В начале декабря мы четверо с утра до вечера, не давая себе отдыха, готовились к процессу. Назначенный день открытия процесса приближался, а у нас возникали все новые и новые вопросы, порождавшие все новые и новые решения. Как вдруг на третий или четвертый день нашей работы Миронов через секретаря спецканцелярии сообщил: слушание дела откладывается. Наша просьба удовлетворена.
Как радовались мы тогда в первые минуты, когда, перебивая друг друга, задавали один и тот же вопрос:
– Когда будет слушаться дело?
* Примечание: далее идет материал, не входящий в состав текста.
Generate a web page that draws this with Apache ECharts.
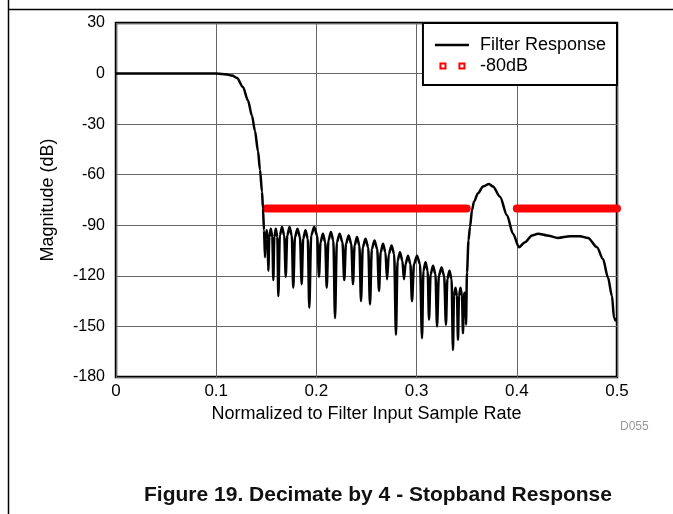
<!DOCTYPE html>
<html><head><meta charset="utf-8">
<script src="https://cdn.jsdelivr.net/npm/echarts@6/dist/echarts.min.js"></script>
<style>html,body{margin:0;padding:0;background:#fff}#c{width:673px;height:514px}</style>
</head><body><div id="c"></div>
<script>
// Normalized frequency (x) and magnitude in dB (y) of the filter response
const freq = [
  0, 0.05, 0.1, 0.106, 0.1108, 0.1158, 0.1208, 0.1267, 0.1317, 0.1357, 0.1387, 0.1417, 0.1437, 0.1457, 0.1467, 0.1477,
  0.1487, 0.1494, 0.1504, 0.1513,
  0.1520, 0.1530, 0.1545, 0.1560,
  0.1570, 0.1580, 0.1595, 0.1610,
  0.1620, 0.1635, 0.1657, 0.1679,
  0.1694, 0.1709, 0.1732, 0.1754,
  0.1769, 0.1786, 0.1811, 0.1836,
  0.1853, 0.1868, 0.1891, 0.1914,
  0.1929, 0.1948, 0.1978, 0.2007,
  0.2026, 0.2041, 0.2065, 0.2088,
  0.2103, 0.2120, 0.2145, 0.2169,
  0.2186, 0.2204, 0.2232, 0.2260,
  0.2278, 0.2295, 0.2322, 0.2348,
  0.2365, 0.2381, 0.2405, 0.2429,
  0.2445, 0.2463, 0.2490, 0.2517,
  0.2535, 0.2553, 0.2580, 0.2607,
  0.2625, 0.2641, 0.2665, 0.2689,
  0.2705, 0.2723, 0.2750, 0.2776,
  0.2794, 0.2810, 0.2834, 0.2858,
  0.2874, 0.2890, 0.2914, 0.2938,
  0.2954, 0.2974, 0.3004, 0.3034,
  0.3054, 0.3068, 0.3089, 0.3110,
  0.3124, 0.3140, 0.3164, 0.3188,
  0.3204, 0.3222, 0.3249, 0.3275,
  0.3293, 0.3307, 0.3328, 0.3349,
  0.3363, 0.3373, 0.3388, 0.3403,
  0.3413, 0.3423, 0.3438, 0.3453,
  0.3463, 0.3469, 0.3478, 0.3487,
  0.3493, 0.3503, 0.3518, 0.3533, 0.3553, 0.3573, 0.3613, 0.3663, 0.3723, 0.3762, 0.3832, 0.3902, 0.3962,
  0.4022, 0.4082, 0.4152, 0.4212, 0.4301, 0.4411, 0.4531, 0.4631, 0.4711, 0.4800, 0.4860, 0.4910, 0.4950, 0.4970, 0.4990
];
const mag = [
  0, 0, 0, -0.2, -0.6, -1.2, -2.6, -8, -16, -25, -34, -46, -57, -70, -80, -93,
  -109, -98, -93, -98,
  -117, -97, -92, -97,
  -122.5, -97, -92, -97,
  -132, -96, -91, -96,
  -120.5, -96, -91, -96,
  -127, -97, -92, -97,
  -125, -98, -93, -98,
  -139, -96, -91, -96,
  -120.5, -100, -95, -100,
  -127, -99, -94, -99,
  -145, -100, -95, -100,
  -122.5, -101, -96, -101,
  -125, -102, -97, -102,
  -135, -103, -98, -103,
  -137, -104, -99, -104,
  -129, -106, -101, -106,
  -122, -107, -102, -107,
  -155, -111, -106, -111,
  -122, -113, -108, -113,
  -135, -113, -108, -113,
  -157, -117, -112, -117,
  -146, -119, -114, -119,
  -150, -120, -115, -120,
  -149, -122, -117, -122,
  -164, -132, -127, -132,
  -158, -132, -127, -132,
  -154, -134, -130, -134,
  -149, -118, -99, -91, -81, -76, -71, -67, -65.5, -67, -73, -84, -95,
  -103, -100, -96, -95, -96, -97.5, -96.5, -96.5, -97.5, -103, -110, -121, -132, -145, -147
];
// -80 dB stopband limit segments
const limitBandA = [0.15, 0.35];
const limitBandB = [0.4, 0.5];
const limitLevel = -80;
// axis ticks
const xTicks = [0, 0.1, 0.2, 0.3, 0.4, 0.5];
const yTicks = [-180, -150, -120, -90, -60, -30, 0, 30];

const FONT = 'Liberation Sans, Arial, sans-serif';
const chart = echarts.init(document.getElementById('c'), null, {renderer: 'canvas'});
const respData = freq.map((f, i) => [f, mag[i]]);
const limA = limitBandA.map(f => [f, limitLevel]);
const limB = limitBandB.map(f => [f, limitLevel]);

chart.setOption({
  animation: false,
  backgroundColor: '#fff',
  grid: {left: 116, right: 56, top: 23, bottom: 137, show: true, borderColor: '#000', borderWidth: 2.5, backgroundColor: 'transparent'},
  xAxis: {
    type: 'value', min: xTicks[0], max: xTicks[xTicks.length - 1], interval: 0.1,
    name: 'Normalized to Filter Input Sample Rate', nameLocation: 'middle', nameGap: 28,
    nameTextStyle: {fontFamily: FONT, fontSize: 18, color: '#000'},
    axisLine: {show: false}, axisTick: {show: false},
    axisLabel: {fontFamily: FONT, fontSize: 17, color: '#000', margin: 6},
    splitLine: {show: true, lineStyle: {color: '#666', width: 1}}
  },
  yAxis: {
    type: 'value', min: yTicks[0], max: yTicks[yTicks.length - 1], interval: 30,
    name: 'Magnitude (dB)', nameLocation: 'middle', nameGap: 59,
    nameTextStyle: {fontFamily: FONT, fontSize: 18, color: '#000'},
    axisLine: {show: false}, axisTick: {show: false},
    axisLabel: {fontFamily: FONT, fontSize: 16, color: '#000', margin: 11},
    splitLine: {show: true, lineStyle: {color: '#666', width: 1}}
  },
  legend: {
    orient: 'vertical', right: 56, top: 23,
    padding: [13, 11, 10, 11], itemGap: 3, itemWidth: 34, itemHeight: 16,
    backgroundColor: '#fff', borderColor: '#000', borderWidth: 2, borderRadius: 0,
    textStyle: {fontFamily: FONT, fontSize: 18, color: '#000', lineHeight: 16, padding: [0, 0, 0, 6]},
    data: [
      {name: 'Filter Response', icon: 'path://M0,0M34,16M0,6.75h34v2.5h-34z', itemStyle: {color: '#000', borderWidth: 0}},
      {name: '-80dB', icon: 'path://M0,0M34,16M5.5,5.5h5v5h-5z M24.5,5.5h5v5h-5z', itemStyle: {color: '#fff', borderColor: '#ff0000', borderWidth: 2}}
    ]
  },
  series: [
    {name: '-80dB', type: 'line', data: limA, symbol: 'none', color: '#ff0000',
     lineStyle: {color: '#ff0000', width: 8, cap: 'round'}, z: 2},
    {name: '-80dB', type: 'line', data: limB, symbol: 'none', color: '#ff0000',
     lineStyle: {color: '#ff0000', width: 8, cap: 'round'}, z: 2},
    {name: 'Filter Response', type: 'line', data: respData, symbol: 'none', color: '#000',
     smooth: 0.3, smoothMonotone: 'x',
     lineStyle: {color: '#000', width: 2.5, join: 'round'}, z: 3}
  ],
  graphic: [
    {type: 'line', shape: {x1: 8.5, y1: 0, x2: 8.5, y2: 514}, style: {stroke: '#000', lineWidth: 1.5}, silent: true},
    {type: 'line', shape: {x1: 8, y1: 9.5, x2: 673, y2: 9.5}, style: {stroke: '#000', lineWidth: 1.5}, silent: true},
    {type: 'text', left: 620, top: 421, style: {text: 'D055', fontFamily: FONT, fontSize: 12, fill: '#999'}},
    {type: 'text', x: 378, y: 495, style: {text: 'Figure 19. Decimate by 4 - Stopband Response', fontFamily: FONT, fontSize: 21, fontWeight: 'bold', fill: '#111', align: 'center', verticalAlign: 'middle'}}
  ]
});
</script></body></html>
На сколько отложено?
– Не знаю, товарищи адвокаты. О новой дате слушания дела вас известят дополнительно. Работайте спокойно, времени у вас теперь совершенно достаточно.
Когда мы остались одни, когда первая минута радости прошла, так же одновременно прозвучало:
– Что это может значить? Почему Миронов решил отложить процесс? Почему отложил его на неопределенный срок?
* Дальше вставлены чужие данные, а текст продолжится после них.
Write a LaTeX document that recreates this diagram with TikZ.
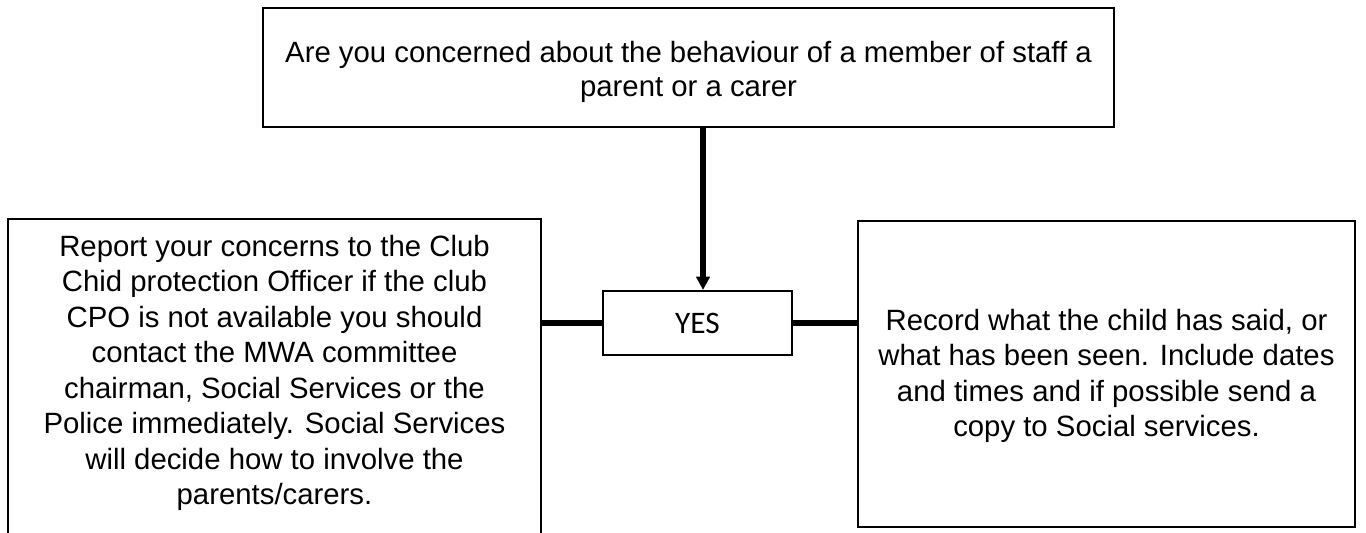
\documentclass[tikz,border=0pt]{standalone}
\usepackage{fontspec}
\setmainfont{Liberation Sans}
\newfontfamily\yesfont{Carlito}
\usetikzlibrary{arrows.meta}
\usetikzlibrary{positioning}
\newdimen\pxu
\pxu=0.75pt

\begin{document}
\begin{tikzpicture}[x=0.75pt,y=-0.75pt,
  box/.style={rectangle,draw=black,line width=1.6pt,fill=white,inner sep=0pt},
  txt/.style={align=center,inner sep=0pt,font=\fontsize{22}{26.6}\selectfont},
  conn/.style={draw=black,line width=4pt}]
\useasboundingbox (0,0) rectangle (1366,532);
\clip (0,0) rectangle (1366,532);
\node at (688.5,67.5)[box,minimum width=851\pxu,minimum height=119\pxu](concern){};
\node at (688.5,71.5)[txt,font=\fontsize{22}{25.5}\selectfont](concerntxt){Are you concerned about the behaviour of a member of staff a\\parent or a carer};
\node at (697.5,323)[box,minimum width=189\pxu,minimum height=64\pxu,font=\yesfont\fontsize{23.5}{28}\selectfont](yes){YES};
\node at (274.5,382)[box,minimum width=533\pxu,minimum height=326\pxu](report){};
\node at (274.5,373)[txt](reporttxt){Report your concerns to the Club\\Chid protection Officer if the club\\CPO is not available you should\\contact the MWA committee\\chairman, Social Services or the\\Police immediately. Social Services\\will decide how to involve the\\parents/carers.};
\node at (1106.5,374)[box,minimum width=497\pxu,minimum height=306\pxu](record){};
\node at (1106.5,376)[txt](recordtxt){Record what the child has said, or\\what has been seen. Include dates\\and times and if possible send a\\copy to Social services.};
\coordinate (drop) at (703,127);
\draw[conn,-{Triangle[width=10pt,length=10pt]}] (drop) -- (drop |- yes.north);
\draw[conn] (report.east |- yes.west) -- (yes.west);
\draw[conn] (yes.east) -- (record.west |- yes.east);
\end{tikzpicture}
\end{document}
Казалось бы – чему мы удивились? В чем сомневались? Сами просили отложить дело, а теперь, когда наша просьба удовлетворена, ищем в этом какой-то скрытый смысл, а может быть, и угрожающий признак.
Если бы Миронов отложил дело на 3–5 дней, мы бы тоже удивлялись – политические процессы обычно не откладывают, как бы настойчиво об этом ни просила защита. Но дело откладывалось на неопределенный и, очевидно, длительный срок. Следовательно, сделано это было не для адвокатов. Мы понимали, что за кулисами этого процесса что-то происходит. Что где-то вне суда принимаются, возможно, новые решения, для выполнения которых требуется время, и что наше ходатайство было использовано лишь как благовидный предлог.
И опять шли дни. Мы уже закончили подготовительную работу, уже каждый из нас по нескольку раз беседовал со своим подзащитным, уже кончился декабрь и наступил новый – 1968-й – год.
4 января в консультацию пришла телефонограмма: дело Галанскова назначено на 8 января в 10 часов утра.